Na reta final do espetáculo, Chico fez piada com a recente sentença da juíza que questionou que “Roda Viva” fosse uma canção sua. O compositor pedia na Justiça que Eduardo Bolsonaro removesse uma postagem na qual usava a música, além de pagar uma indenização por danos morais.
“Com instrumentistas desse naipe eu tenho que caprichar é muito meu violãozinho”, disse Chico, logo depois de apresentar a banda sobre a base instrumental de “Bancarrota Blues”. Ele continuou: “Posso ratear, esquecer uma parte de uma letra. Pensei em instalar um teleprompter. Mas aí podem dizer, se eu não sei as letras, não sei tocar, que eu não sou o autor: ‘Prova que é sua?'”. A plateia riu.
Em seguida, lembrou a história que circulou nas redes de direita dizendo que ele comprava suas músicas. Depois de afirmar que não admitia a acusação de que comprava músicas, cantou “mas posso vender”, retomando a letra de “Bancarrota Blues”.
Ao fim da canção, que tem como mote exatamente o verso “mas posso vender”, que se repete ao longo de toda a letra, ele arrematou: “Essa também não é minha. É do Paulo Guedes”.
Depois de se despedirem com “Que Tal Um Samba?”, canção que dá título ao show e resume sua alma solar, Chico e Salmaso voltaram ao palco para o bis sob o coro da plateia de “Olê, olê, olê, olá, Lula, Lula”. Chico fez o L com os dedos e dedicou “Maninha”, que cantaria a seguir, à sua irmã Miúcha: “que se estivesse aqui estaria fazendo o L também”.

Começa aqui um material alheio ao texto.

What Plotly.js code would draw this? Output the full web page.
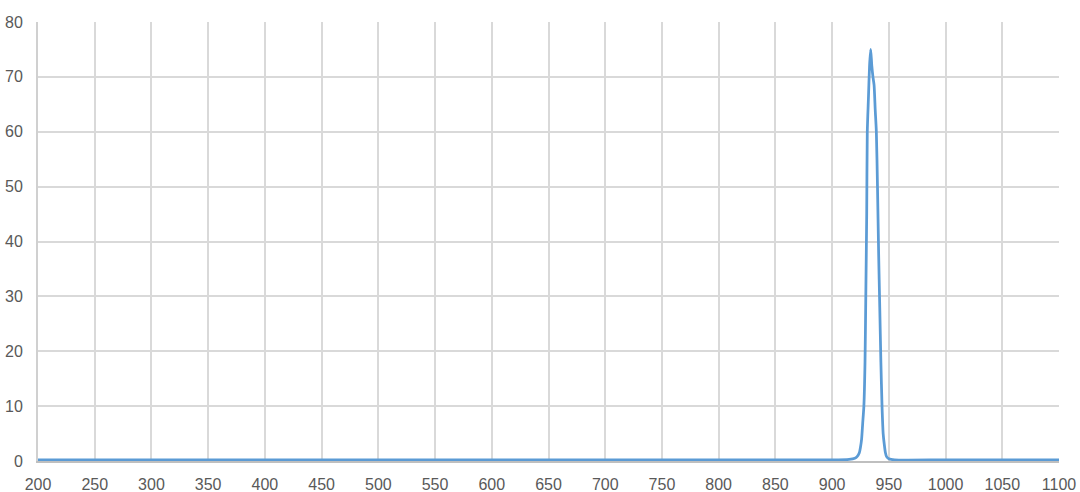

“João e Maria” encerrou o show, em mais um belo dueto de Salmaso e Chico. Uma canção de caráter infantil, como a “Todos Juntos” da abertura. O futuro, portanto, como princípio e fim do show. Um futuro do qual as canções do Chico certamente não darão conta, mas que não se pode dar ao luxo de dispensá-las. Sobretudo porque seguem carregando mais perguntas do que respostas. “Que Tal Um Samba?”, por exemplo.